Son dönemde Arap dünyasının üzerinde ABD’nin önemli bir tesirinin olduğu biliniyordu. Bu, özellikle yine Suudi Arabistan’ın başkenti Riyad’da 21 Mayıs 2017 tarihinde gerçekleştirilen ABD-Arap İslam Zirvesi’nde o zamanki ABD Başkanı Donald Trump’ın verdiği talimatlar doğrultusunda Arap dünyasıyla İsrail işgal rejimi arasında ilişkilerin normalleştirilmesi sürecinde çok belirgin bir şekilde kendini göstermiştir.

Ancak yeni gelişmeler, ABD’nin dünya genelinde direktif verme gücünü kaybetmesi ve dengelerin değişmesinin Arap dünyasıyla ilişkilerini de etkilediğini gösteriyor. Nitekim şimdiki başkan Joe Biden’ın Ortadoğu olarak isimlendirilen bölgeye yaptığı son ziyaretinde beklediklerini elde edememesi de bunu biraz daha açık bir şekilde ortaya çıkardı.

Gelişmeleri iyi değerlendirmeye ve boşlukları doldurmaya çalışan Çin de ortaya çıkan fırsattan yararlanmakta gecikmedi. Çin’in elini uzatması bir kapının kapanması durumunda kendilerine açılacak başka bir kapının olması için alternatifler oluşturma açısından Arap dünyasının hoşuna gitti.
Çin’in Arap ülkeleriyle daha önce tabii muhtelif ikili görüşmeleri ve özellikle ekonomik alanda anlaşmaları olmuştu. Ama Arap ülkelerini bir blok halinde karşısına oturttuğu ve adına “Çin-Arap Ülkeleri Zirvesi” dediği bir toplantıyı ilk kez düzenliyordu.

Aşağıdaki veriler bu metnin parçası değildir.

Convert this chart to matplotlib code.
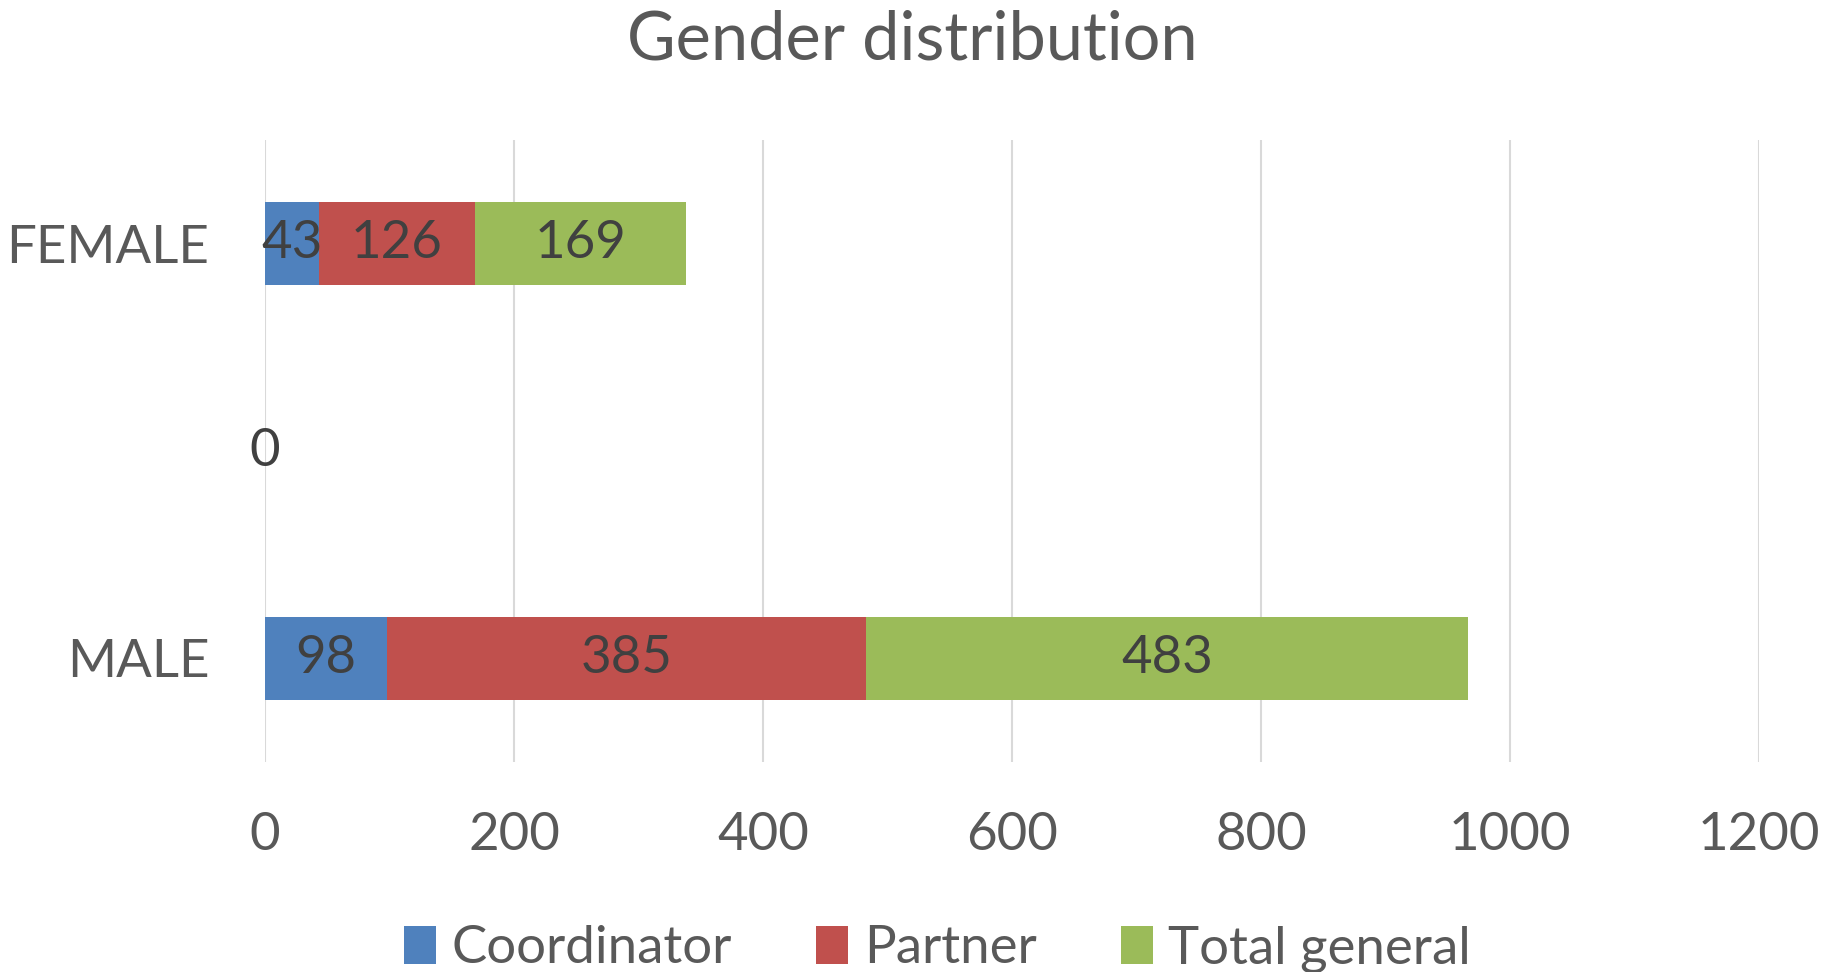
import numpy as np
import matplotlib.pyplot as plt

# data
categories = ["MALE", "", "FEMALE"]
coordinator = [98, 0, 43]
partner = [385, 0, 126]
total_general = [483, 0, 169]
series_names = ["Coordinator", "Partner", "Total general"]
colors = ["#4F81BD", "#C0504D", "#9BBB59"]
xticks = [0, 200, 400, 600, 800, 1000, 1200]

plt.rcParams["font.family"] = ["Lato", "DejaVu Sans"]
text_col = "#595959"

fig = plt.figure(figsize=(18.24, 9.72), dpi=100)
ax = fig.add_axes([0.1453, 0.216, 0.8191, 0.640])

y = np.arange(len(categories))
left = np.zeros(len(categories))
for vals, name, col in zip([coordinator, partner, total_general], series_names, colors):
    vals = np.array(vals)
    ax.barh(y, vals, left=left, height=0.4, color=col, label=name, zorder=2)
    for yi, (l, v) in enumerate(zip(left, vals)):
        if v > 0:
            ax.text(l + v / 2, yi, str(v), ha="center", va="center",
                    fontsize=38, color="#404040", zorder=3)
    left = left + vals

# zero label for the empty category
ax.text(0, 1, "0", ha="center", va="center", fontsize=38, color="#404040", zorder=3)

ax.set_xlim(0, 1200)
ax.set_ylim(-0.5, 2.5)
ax.set_xticks(xticks)
ax.set_yticks(y)
ax.set_yticklabels(categories)
ax.xaxis.grid(True, color="#D9D9D9", linewidth=1.5, zorder=0)
ax.set_axisbelow(True)
for s in ax.spines.values():
    s.set_visible(False)
ax.tick_params(axis="both", length=0, labelsize=38, labelcolor=text_col)
ax.tick_params(axis="x", pad=36)
ax.tick_params(axis="y", pad=40)

fig.text(0.5, 1 - 41 / 972, "Gender distribution", ha="center", va="center",
         fontsize=48, color=text_col)

fig.legend(loc="center", bbox_to_anchor=(0.514, 1 - 949 / 972), ncol=3, frameon=False,
           fontsize=38, labelcolor=text_col, handlelength=0.6, handleheight=0.75,
           handletextpad=0.3, columnspacing=1.6)

fig.savefig("out.png", dpi=100)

ABD, Arap ülkelerine gelirken sürekli “İsrail” kartıyla geliyor ve onları siyonist işgal rejimi yararına birtakım adımlar atmaya zorluyordu. Çin açısından İsrail kartının o kadar önemi yoktu. Dolayısıyla farklı bir kartı kullanarak, İsrail zulmünün böyle sürüp gitmesinin mümkün olmadığı mesajı verdi. Gerçi Arap ülkelerindeki yönetimlerin birçoğu açısından Filistin davası artık çok öncelikli bir konu olmasa da özellikle Katar’daki Dünya Kupası’nda ortaya çıkan manzaralar halkların bu davayı önemsemeye ve öncelikli konumda görmeye devam ettiğini ortaya koyması açısından dikkat çekiciydi. Dolayısıyla Çin Cumhurbaşkanının Filistin kartını öne çıkarmasının amacı aynı zamanda halkların sempatisini kazanmak ve bölgeyle halklar tarafından da kabul gören köprüler inşa etmenin zeminini hazırlamaktı.

Çin’in girişiminin ağırlıklı olarak ekonomik işbirliği temelli olduğu düşünülse de, sonuç bildirisine “Tayvan’ın Çin’in ayrılmaz bir parçası olduğu” ifadesinin sokulması Pekin’in bu işbirliğinden birtakım siyasi çıkarları ve hesapları için de yararlanmayı ihmal etmediğini göstermesi açısından dikkat çekiciydi. Bu konudaki duyarlılık ve ekonomik işbirliğini siyasi çıkar hesaplarının aracı haline getirme çabası belki ileri aşamalarda daha fazla kendini gösterecektir.

Afrika’nın son dönemde dünyadaki tüm güç merkezlerinin hedefi ve çalışma alanı haline geldiği biliniyor.

Çin dünya genelindeki egemenlik ve güç yarışında öne geçme çabasını Afrika’ya yönelik proje ve politikalarıyla da belli ediyor. Son dönemde bu kıtada birçok ülkeyle ekonomik anlaşma imzaladı ve yatırım projelerinin ihalelerini aldı. Bu işbirliklerinden yerine göre siyasi hesaplarında da yararlanmaya çalışıyor.

Rusya askeri alandaki yatırımlarını ve birikimlerini Afrika ülkelerine takdim etmek suretiyle bu kıtadaki güç yarışında alan kapmaya çalışıyor.

Son dönemde küresel güç olma iddiasıyla öne geçmeye çalışan Hindistan da artık Afrika’yı ihmal etmiyor.